Like for me- ’Imaan’, this is only after I started hearing you, that for me, ’Imaan’ means the self truth, the integrity that you are with yourself only. If you're true to yourself, will you be true to Allah and will you be true to the people around you. So this is iman for me. So, every now and then, wherever I come across a difficult time or a question that I need to answer, even in terms of religion, I reflect on whatever you have said. So actually people take notice of it. You know, people are like, ‘Huh! What is this? We've never heard anything like this.’

I'm like, yeah have you ever thought about religion like this. So this is a very refreshing point. Maybe, it was there, years ago through Sufi or, you know, but now, when you put this thing forward and they're like when I tell them, ‘See, Shaitan is not somebody with horns. Shaitan is your own ego.’ So they're like, ‘What is this?’ I'm like, ‘Yeah, try to think about this.’ So, it actually leaves them with a question. They don't have anything to counter this.

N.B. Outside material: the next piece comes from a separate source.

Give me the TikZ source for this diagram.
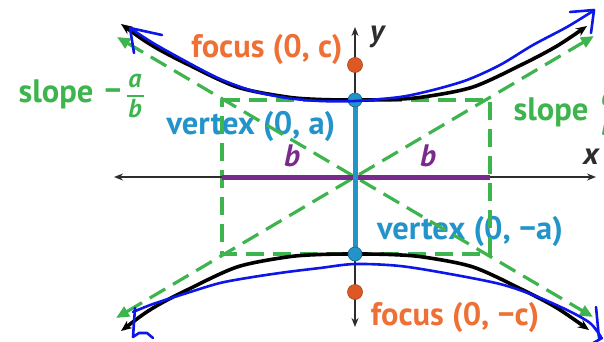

Acharya Prashant: And because it is refreshing, they think of it as some kind of modern innovation. They do not understand that it is refreshing because it is as original as the source itself. So, if you bring out the real meaning of scriptures, they will say, ‘No, this is not the real meaning. This is a cultivated artificial manufactured meaning of your own.’ If it is your own meaning, then don't pass it off in the name of religion, you'll be accused of that. But that's what the real meaning really, really is. It's just that over the passage of time and due to the mechanics of the ego, the real meaning was obfuscated with all like lots of random stuff.

Questioner: Layers and layers of….

Acharya Prashant: Layers and layers have come.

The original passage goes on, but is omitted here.